Essentially what the authors do is to compare the difference in GCSE
results between Wales and England over the period 2002 – 2008 and show
that the difference between England and wales increases steadily over
time. This compares with the period before 2002 when there were no
differential trends over time. The authors are careful to try to rule
out causes other than the abolition of league tables in Wales for this
trend, testing a series of assumptions and using a series of carefully
constructed and complex statistical models, but are left concluding that
it is indeed the abolition of the league tables that has placed Wales
at an increasing disadvantage compared to England. As the authors
recognise, a major problem with studies of this kind, sometimes rather
misleadingly (as is done here) referred to as ‘natural experiments’,
that attempts to infer causation from correlated trends across time is
that there are so many things that are also changing over the period
that one can never be sure that important alternative explanations have
not been ruled out. In this note I want to suggest that there are indeed
alternative explanations other than the abolition of league tables for
this increasing difference and that the authors’ conclusion as quoted
above simply is not justified by the evidence. First let me deal with a
few ‘technical’ issues that have been overlooked by the authors. A basic
assumption when public examination scores are used for comparisons is
that there is an equivalence of marking and grading standards across
different examination boards, or at least in this case that any
differences are constant over time. Yet this is problematic. When the
league tables and associated key stage testing was abolished in Wales,
there was no longer any satisfactory way that such common tests could be
used to establish and monitor exam standards in Wales where most pupils
sat the Welsh Joint Examination Council (WJEC) exams compared to
England where only a small minority took the WJEC exams. There is
therefore some concern that comparability may have changed over time.
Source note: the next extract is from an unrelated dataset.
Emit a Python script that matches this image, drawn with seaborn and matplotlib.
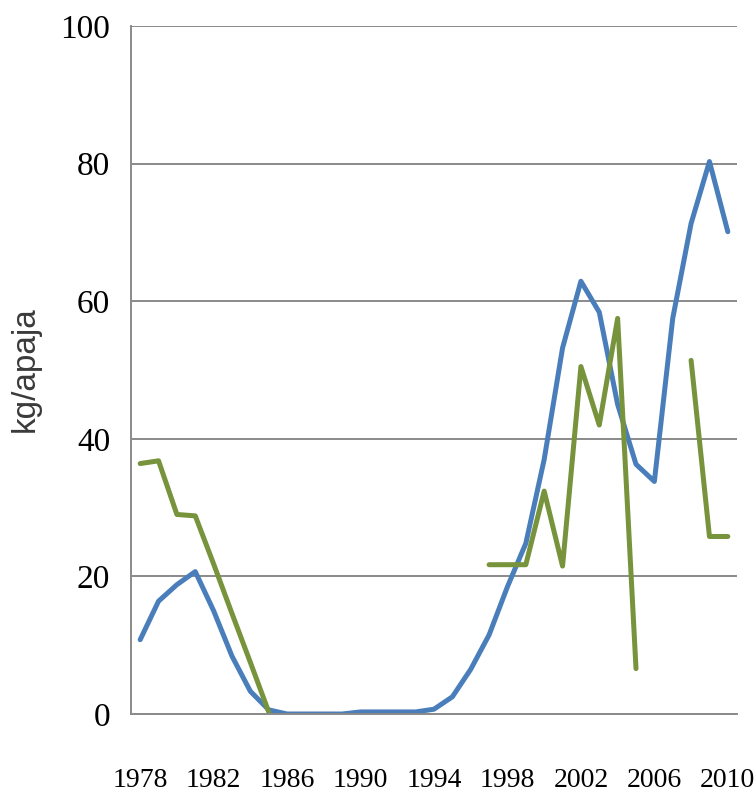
import numpy as np
import pandas as pd
import matplotlib
matplotlib.use("Agg")
import matplotlib.pyplot as plt
import seaborn as sns
from matplotlib.ticker import FixedLocator
from matplotlib import font_manager

# =============================================================================
# DATA
# =============================================================================
years = list(range(1978, 2011))

blue_values = [10.8, 16.4, 18.8, 20.7, 15.0, 8.4, 3.3, 0.6, 0.0, 0.0,
               0.0, 0.0, 0.3, 0.3, 0.3, 0.3, 0.7, 2.5, 6.5, 11.5,
               18.5, 24.8, 37.0, 53.2, 62.9, 58.4, 45.0, 36.3, 33.8, 57.5,
               71.3, 80.3, 70.1]

green_values = [36.4, 36.8, 29.0, 28.8, 21.8, 14.6, 7.5, 0.3, np.nan, np.nan,
                np.nan, np.nan, np.nan, np.nan, np.nan, np.nan, np.nan, np.nan, np.nan, 21.7,
                21.7, 21.7, 32.4, 21.5, 50.5, 42.0, 57.5, 6.6, np.nan, np.nan,
                51.4, 25.8, 25.8]

y_ticks = [0, 20, 40, 60, 80, 100]
x_labels = list(range(1978, 2011, 4))

BLUE = "#4a7ebb"
GREEN = "#77933c"
GRID = "#8a8a8a"

df = pd.DataFrame({"year": years, "blue": blue_values, "green": green_values})
# split green into unbroken runs so the gaps stay gaps
df["green_seg"] = df["green"].isna().cumsum()

# narrow font for the tick numbers if one exists, else a serif one
tick_family = "Liberation Serif"
for cand in ["Liberation Sans Narrow", "DejaVu Sans Condensed"]:
    try:
        font_manager.findfont(cand, fallback_to_default=False)
        tick_family = cand
        break
    except Exception:
        pass

# =============================================================================
# PLOT
# =============================================================================
sns.set_style("white")
plt.rcParams["font.family"] = [tick_family, "DejaVu Sans"]

fig = plt.figure(figsize=(7.56, 7.97), dpi=100)
ax = fig.add_axes([131 / 756, 1 - 714 / 797, (737 - 131) / 756, (714 - 26) / 797])

sns.lineplot(data=df, x="year", y="blue", color=BLUE, linewidth=3.6, ax=ax)
for _, seg in df.dropna(subset=["green"]).groupby("green_seg"):
    sns.lineplot(data=seg, x="year", y="green", color=GREEN, linewidth=3.6, ax=ax)

ax.set_xlim(1977.5, 2010.5)
ax.set_ylim(0, 100)
ax.set_yticks(y_ticks)
ax.yaxis.grid(True, color=GRID, linewidth=1.4)
ax.set_axisbelow(True)

ax.xaxis.set_major_locator(FixedLocator(x_labels))
ax.set_xticklabels([str(y) for y in x_labels], fontsize=20, color="black")
ax.xaxis.set_minor_locator(FixedLocator([y - 0.5 for y in years] + [2010.5]))
ax.tick_params(axis="x", which="major", length=0, pad=39)
ax.tick_params(axis="x", which="minor", length=10, width=1.2, color=GRID, direction="out")
ax.tick_params(axis="y", length=5, width=1.2, color=GRID, labelsize=24, labelcolor="black", pad=10)

for side in ["top", "right"]:
    ax.spines[side].set_visible(False)
for side in ["left", "bottom"]:
    ax.spines[side].set_color(GRID)
    ax.spines[side].set_linewidth(1.4)

ax.set_xlabel("")
ax.set_ylabel("")
fig.text(25 / 756, 1 - 369 / 797, "kg/apaja", rotation=90, fontsize=24, color="#3a3a3a",
         family=["Liberation Sans", "DejaVu Sans"], ha="center", va="center")

fig.savefig("out.png", dpi=100)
The Authors of the paper unfortunately, do not take this problem very
seriously and merely state that “The National Qualifications Framework
ensured that qualifications attained by pupils across the countries were
comparable during this period”
One of the ways in which the
authors might have tested out their ‘causal’ hypothesis is by dividing
England into regions and studying comparative trends in each of these,
in order to see if in fact Wales really was different, but this does not
seem to have occurred to them. The major omission in the paper,
however, is that the authors fail to mention that at the same time as
the league tables were stopped, so was the testing and because the
pupils became less exposed to the tests, they were arguably less
well-equipped for the examinations too. This is, admittedly, somewhat
speculative, but we do know that in part the ability to do well on tests
is strongly related to the amount of practice that pupils have been
given, and it would be somewhat surprising if this did not also extend
to the public exams. Interestingly, when piloting for the reintroduction
of regular testing in Wales took place in 2012, there was evidence that
the performance of pupils had deteriorated as a result of not being
tested intensively during their schooling. It has also been suggested
that this lack of exposure to testing is associated with a relative
decline in PISA test scores. So here we have a very plausible mechanism,
ignored by the authors, that, if you believe it to be real, explains
the relative Welsh decline in exam results. It may be nothing to do with
publishing league tables, but rather to the lack of test practice. Of
course, if this is in fact the case it may have useful implications for
schools in terms of how they prepare pupils for exams. I would argue,
therefore, that we should not take seriously these claims for the
efficacy of league tables. I believe that there is no strong evidence
that their publication in any way enhances pupil performance and
furthermore that their well-understood drawbacks remain a powerful
argument against their use.